Review of Dead Silence

Dead Silence (1991)
6/10
Biting Hollywood satire that I wish was more focused
22 November 2013
Warning: Spoilers
Struggling writer-director Cliff Munroe (Clete Keith, who also wrote the script) can't seem to get any Hollywood suit interested in his film noir script. This changes when his agent sets him up to meet cement businessman "Papa" Rotella, who immediately bankrolls the thing. Munroe isn't too bright to realize the true meaning of "cement businessman" and soon finds that "Papa" wants his idiot son Howard (Joseph Scott), who considers Burt Reynolds the greatest living actor, to play the film's lead.

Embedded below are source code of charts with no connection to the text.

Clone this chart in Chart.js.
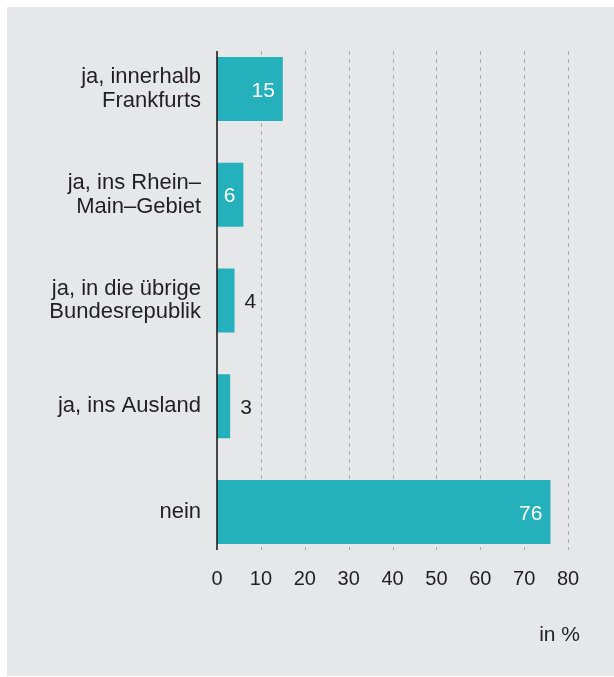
<!DOCTYPE html>
<html>
<head>
<meta charset="utf-8">
<script src="https://cdn.jsdelivr.net/npm/chart.js@4/dist/chart.umd.min.js"></script>
<style>
  html, body { margin: 0; padding: 0; background: #ffffff; }
  #wrap { width: 614px; height: 677px; }
</style>
</head>
<body>
<div id="wrap"><canvas id="chart" width="614" height="677"></canvas></div>
<script>
// ================= DATA =================
const kategorien = [
    ['ja, innerhalb', 'Frankfurts'],
    ['ja, ins Rhein–', 'Main–Gebiet'],
    ['ja, in die übrige', 'Bundesrepublik'],
    'ja, ins Ausland',
    'nein'
];
const anteile = [15, 6, 4, 3, 76];
const achsenTicks = [0, 10, 20, 30, 40, 50, 60, 70, 80];
const einheit = 'in %';

const TEXT = '#231f20';
const BAR = '#24b1bb';
const FONT = "'Liberation Sans', Arial, Helvetica, sans-serif";

// background panel, grid and axis line
const hintergrund = {
    id: 'hintergrund',
    beforeDraw(chart) {
        const ctx = chart.ctx;
        ctx.save();
        ctx.fillStyle = '#e6e7e9';
        ctx.fillRect(7, 7, 607, 669);
        ctx.restore();
    },
    beforeDatasetsDraw(chart) {
        const ctx = chart.ctx;
        const area = chart.chartArea;
        const x = chart.scales.x;
        const top = area.top + 15, bottom = area.bottom - 15;
        ctx.save();
        ctx.strokeStyle = '#a9a9ab';
        ctx.lineWidth = 1;
        ctx.setLineDash([4, 4]);
        achsenTicks.forEach(function (v) {
            if (v === 0) return;
            const px = Math.round(x.getPixelForValue(v)) + 0.5;
            ctx.beginPath();
            ctx.moveTo(px, top);
            ctx.lineTo(px, bottom);
            ctx.stroke();
        });
        ctx.restore();
    },
    afterDatasetsDraw(chart) {
        const ctx = chart.ctx;
        const area = chart.chartArea;
        const x = chart.scales.x;
        const px = x.getPixelForValue(0);
        ctx.save();
        ctx.strokeStyle = TEXT;
        ctx.lineWidth = 1.6;
        ctx.beginPath();
        ctx.moveTo(px, area.top + 15);
        ctx.lineTo(px, area.bottom - 15);
        ctx.stroke();

        // value labels
        ctx.font = '21px ' + FONT;
        ctx.textBaseline = 'middle';
        const meta = chart.getDatasetMeta(0);
        meta.data.forEach(function (bar, i) {
            const txt = String(anteile[i]);
            const w = ctx.measureText(txt).width;
            const breite = bar.x - bar.base;
            if (breite > w + 14) {
                ctx.fillStyle = '#ffffff';
                ctx.textAlign = 'right';
                ctx.fillText(txt, bar.x - 8, bar.y + 2);
            } else {
                ctx.fillStyle = TEXT;
                ctx.textAlign = 'left';
                ctx.fillText(txt, bar.x + 10, bar.y + 2);
            }
        });

        // unit label
        ctx.fillStyle = TEXT;
        ctx.textAlign = 'right';
        ctx.font = '21px ' + FONT;
        ctx.fillText(einheit, 580, 635);
        ctx.restore();
    }
};

new Chart(document.getElementById('chart'), {
    type: 'bar',
    data: {
        labels: kategorien,
        datasets: [{
            data: anteile,
            backgroundColor: BAR,
            barPercentage: 1,
            categoryPercentage: 0.605
        }]
    },
    options: {
        indexAxis: 'y',
        responsive: false,
        animation: false,
        layout: { padding: { top: 36, right: 46, bottom: 0, left: 0 } },
        plugins: {
            legend: { display: false },
            tooltip: { enabled: false }
        },
        scales: {
            x: {
                min: 0,
                max: 80,
                afterBuildTicks(scale) {
                    scale.ticks = achsenTicks.map(function (v) { return { value: v }; });
                },
                afterFit(scale) { scale.height = 112; },
                grid: { display: false, drawTicks: false },
                border: { display: false },
                ticks: {
                    padding: 2,
                    color: TEXT,
                    font: { family: FONT, size: 20 }
                }
            },
            y: {
                afterFit(scale) { scale.width = 217; },
                grid: { display: false, drawTicks: false },
                border: { display: false },
                ticks: {
                    padding: 16,
                    color: TEXT,
                    font: { family: FONT, size: 22, lineHeight: 1.07 }
                }
            }
        }
    },
    plugins: [hintergrund]
});
</script>
</body>
</html>
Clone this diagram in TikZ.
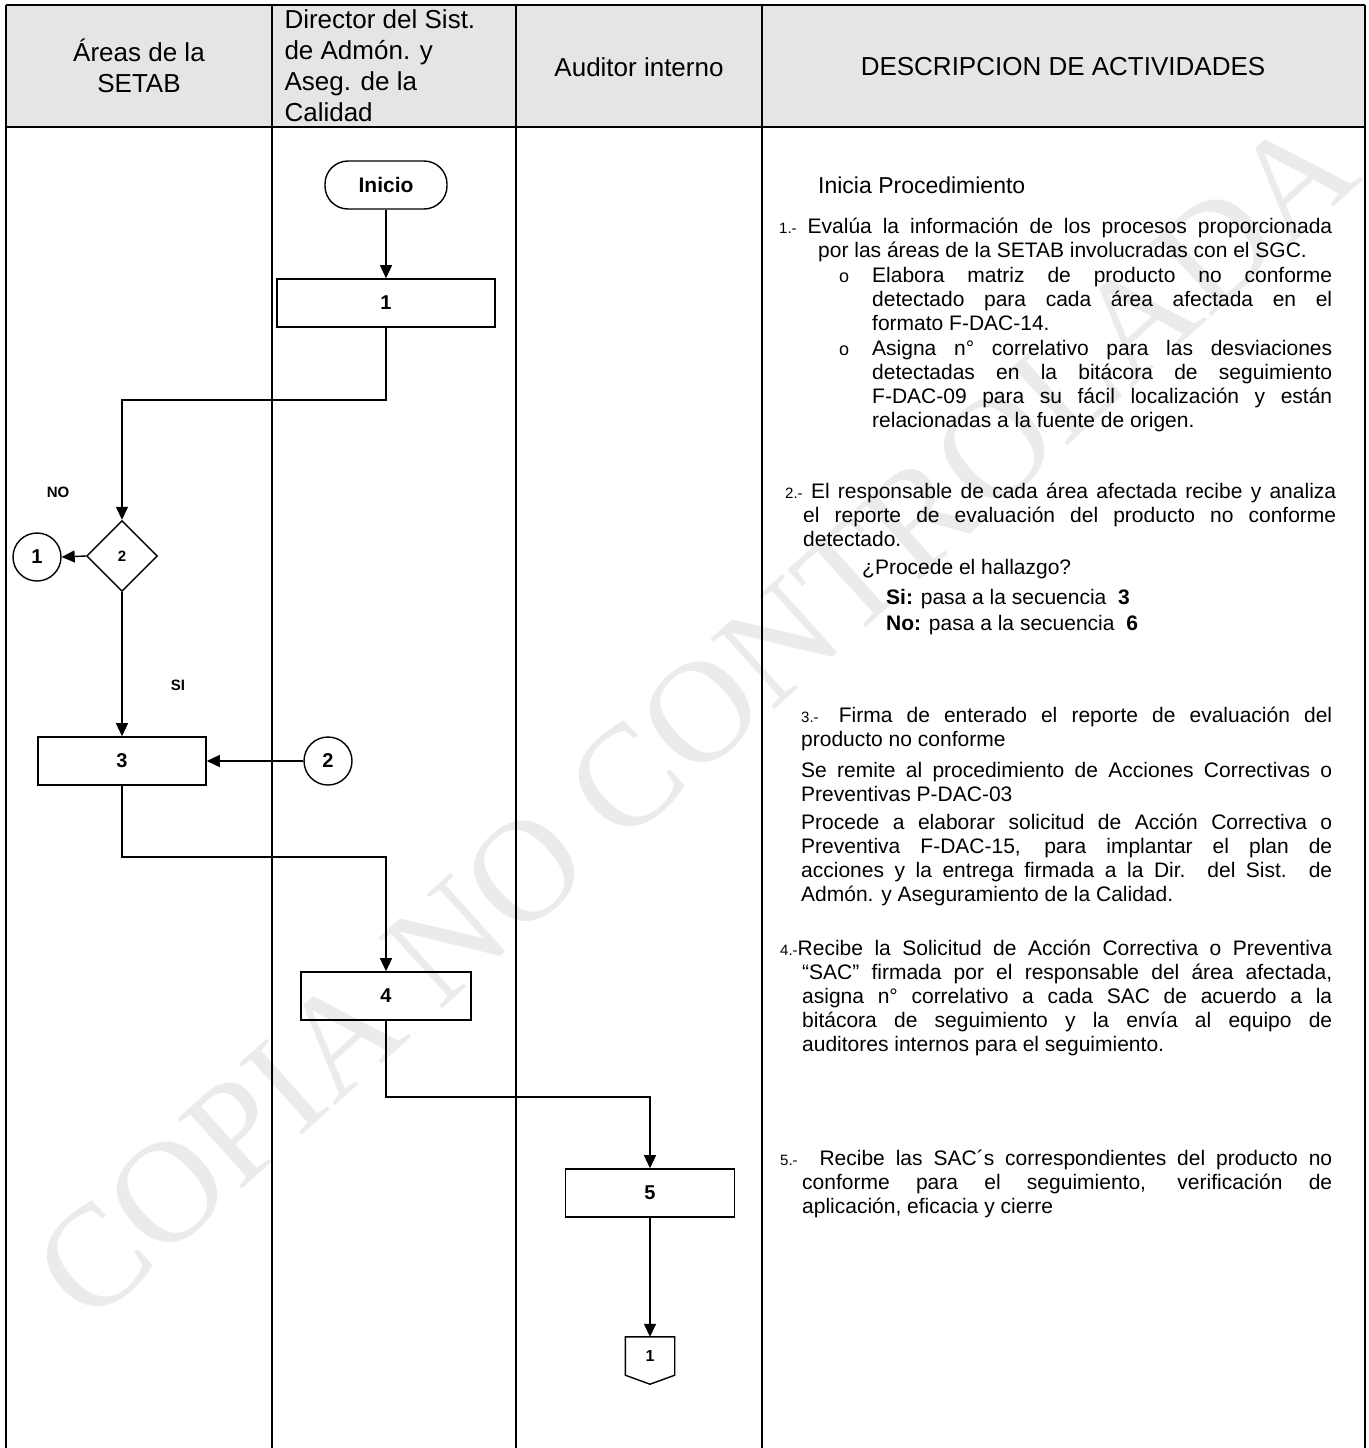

Things get worse when "Papa" ends up dead at the bottom of his pool and some "associates" come looking for the money. Resembling the Tinseltown mockery THE BIG PICTURE (1989) from the same year, this is a satire of Hollywood that is a little too innocuous to be effective. Director Harrison Ellenshaw is best known for his matte work in films like STAR WARS (1977) and THE BLACK HOLE (1979), so it is surprising at how little visual flair he adds (there are some nice, surreal dream sequences though). He also struggles in how to tell the story as it is sometimes shown as a documentary and then as a narrative film. There is a funny scene where Munroe is forced to sit though an advertising agency telling him what audiences want (folks in the Bible belt love cars, kids in LA love exploding heads, everyone likes oatmeal - so your movie should be about people whose heads explode due to alien-infected oatmeal and then they drive in crash derbies headless).